Highlight outcomes, not years.
Focus on mentoring, process-building, turnaround experience.
Consider fractional roles, board advisory, teaching, or industry forums.
The full-time job isn’t the only currency anymore. Relevance comes in many forms.
Step 5: Talk to Your Family
This is not just your journey—it affects everyone around you.
Have honest conversations:
With your spouse: “Here’s where we stand. Here’s what may need to change temporarily.”
With adult children: “We may delay some spending for now. Here’s why.”
With yourself: “This doesn’t define me. It’s just another phase.”

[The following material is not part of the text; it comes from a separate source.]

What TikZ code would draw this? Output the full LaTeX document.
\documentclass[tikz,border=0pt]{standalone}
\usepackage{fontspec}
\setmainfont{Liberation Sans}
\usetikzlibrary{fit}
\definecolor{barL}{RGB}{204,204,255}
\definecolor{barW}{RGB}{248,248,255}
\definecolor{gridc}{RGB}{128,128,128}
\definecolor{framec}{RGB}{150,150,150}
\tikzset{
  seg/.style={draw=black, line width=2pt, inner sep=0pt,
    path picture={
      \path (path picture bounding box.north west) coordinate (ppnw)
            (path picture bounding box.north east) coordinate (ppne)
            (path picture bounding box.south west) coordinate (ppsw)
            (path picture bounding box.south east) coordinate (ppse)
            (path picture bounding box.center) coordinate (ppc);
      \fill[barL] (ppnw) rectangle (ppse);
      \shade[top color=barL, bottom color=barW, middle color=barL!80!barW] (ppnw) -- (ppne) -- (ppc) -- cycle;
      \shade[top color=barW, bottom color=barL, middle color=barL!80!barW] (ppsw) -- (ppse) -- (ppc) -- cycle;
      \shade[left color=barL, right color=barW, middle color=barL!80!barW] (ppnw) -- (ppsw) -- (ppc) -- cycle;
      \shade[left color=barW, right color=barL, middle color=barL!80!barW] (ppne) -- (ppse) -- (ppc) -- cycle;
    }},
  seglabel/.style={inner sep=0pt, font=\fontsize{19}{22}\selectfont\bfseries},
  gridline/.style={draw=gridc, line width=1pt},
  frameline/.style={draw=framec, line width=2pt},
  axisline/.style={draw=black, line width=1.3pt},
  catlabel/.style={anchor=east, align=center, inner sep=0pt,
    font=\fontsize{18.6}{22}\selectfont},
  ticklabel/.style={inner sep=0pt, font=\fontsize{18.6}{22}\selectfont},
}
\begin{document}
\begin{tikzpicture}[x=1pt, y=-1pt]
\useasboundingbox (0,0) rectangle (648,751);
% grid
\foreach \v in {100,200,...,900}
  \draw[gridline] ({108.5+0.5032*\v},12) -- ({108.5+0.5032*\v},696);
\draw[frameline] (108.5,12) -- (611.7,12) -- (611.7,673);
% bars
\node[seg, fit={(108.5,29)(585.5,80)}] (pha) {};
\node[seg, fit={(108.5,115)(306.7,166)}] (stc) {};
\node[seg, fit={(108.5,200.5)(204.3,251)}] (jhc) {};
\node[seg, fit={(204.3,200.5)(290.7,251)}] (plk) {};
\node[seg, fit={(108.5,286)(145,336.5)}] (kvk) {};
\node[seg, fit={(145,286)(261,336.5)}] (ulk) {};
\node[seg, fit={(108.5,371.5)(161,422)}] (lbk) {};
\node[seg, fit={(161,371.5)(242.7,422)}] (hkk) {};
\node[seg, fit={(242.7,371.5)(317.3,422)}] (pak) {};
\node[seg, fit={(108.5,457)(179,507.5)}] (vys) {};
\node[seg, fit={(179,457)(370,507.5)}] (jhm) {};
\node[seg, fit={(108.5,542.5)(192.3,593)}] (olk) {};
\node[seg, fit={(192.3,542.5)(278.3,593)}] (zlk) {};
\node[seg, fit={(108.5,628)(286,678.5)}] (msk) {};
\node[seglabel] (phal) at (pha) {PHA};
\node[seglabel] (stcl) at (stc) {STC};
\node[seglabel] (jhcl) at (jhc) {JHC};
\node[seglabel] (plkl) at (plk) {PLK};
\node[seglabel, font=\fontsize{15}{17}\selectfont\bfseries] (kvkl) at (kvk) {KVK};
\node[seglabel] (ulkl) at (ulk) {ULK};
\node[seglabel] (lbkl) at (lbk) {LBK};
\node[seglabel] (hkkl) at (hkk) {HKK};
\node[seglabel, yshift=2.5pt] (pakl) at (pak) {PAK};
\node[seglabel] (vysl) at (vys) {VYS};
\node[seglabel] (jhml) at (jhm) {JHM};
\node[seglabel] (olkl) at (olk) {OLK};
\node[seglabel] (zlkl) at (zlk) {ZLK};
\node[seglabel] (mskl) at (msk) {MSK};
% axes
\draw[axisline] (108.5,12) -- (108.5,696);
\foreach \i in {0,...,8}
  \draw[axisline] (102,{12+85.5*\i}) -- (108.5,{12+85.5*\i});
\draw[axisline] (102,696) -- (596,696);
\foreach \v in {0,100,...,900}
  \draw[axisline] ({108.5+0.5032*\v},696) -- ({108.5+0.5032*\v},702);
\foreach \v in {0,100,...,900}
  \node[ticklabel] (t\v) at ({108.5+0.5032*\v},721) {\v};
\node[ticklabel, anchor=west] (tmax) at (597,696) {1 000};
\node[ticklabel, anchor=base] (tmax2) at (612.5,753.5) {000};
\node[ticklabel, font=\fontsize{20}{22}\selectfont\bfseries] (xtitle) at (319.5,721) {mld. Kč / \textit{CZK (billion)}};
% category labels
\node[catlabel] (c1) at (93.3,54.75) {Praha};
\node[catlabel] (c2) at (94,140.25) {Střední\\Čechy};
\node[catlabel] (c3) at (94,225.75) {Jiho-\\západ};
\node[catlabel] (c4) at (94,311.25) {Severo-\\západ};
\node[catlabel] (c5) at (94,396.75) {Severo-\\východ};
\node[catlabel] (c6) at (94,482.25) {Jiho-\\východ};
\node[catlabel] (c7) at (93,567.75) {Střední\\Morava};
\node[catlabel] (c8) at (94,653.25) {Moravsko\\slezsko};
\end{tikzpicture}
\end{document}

You don’t have to carry the pressure in silence. Most damage during job loss happens from emotional isolation, not financial strain.
Step 6: Build a Bridge, Not a Backslide
Use this window to:
Upskill (even something as focused as Excel or AI strategy)
Attend industry events
Offer value online through thought leadership
Reconnect with old clients, colleagues, mentors
Don’t ask for jobs—ask where you can help. Income follows value. And trust follows consistency.
Step 7: Redesign the Next Decade, Not Just the Next Job
The best part of your 50s?
You’re old enough to know what matters.
And young enough to build it again.
Use this time to ask:
Do I want flexibility over title?
Can I blend earning with purpose?
What legacy do I want to leave?
This is the first time in decades you’re free to choose—without peer pressure or promotion tracks.
Build wisely.
TL;DR — Too Long; Didn’t Read
Losing a job in your 50s is jarring—but it’s not a full stop
Start by protecting your mindset and your cash flow
Avoid touching your retirement savings unless absolutely necessary
Reposition your value: experience, mentorship, adaptability
Consider consulting, part-time, advisory roles or independent projects
Talk to your family early and plan together
Use this transition to design a life—not just chase another paycheck
You’ve spent your life working to stay employed.
Now is your chance to design work that fits the life you actually want.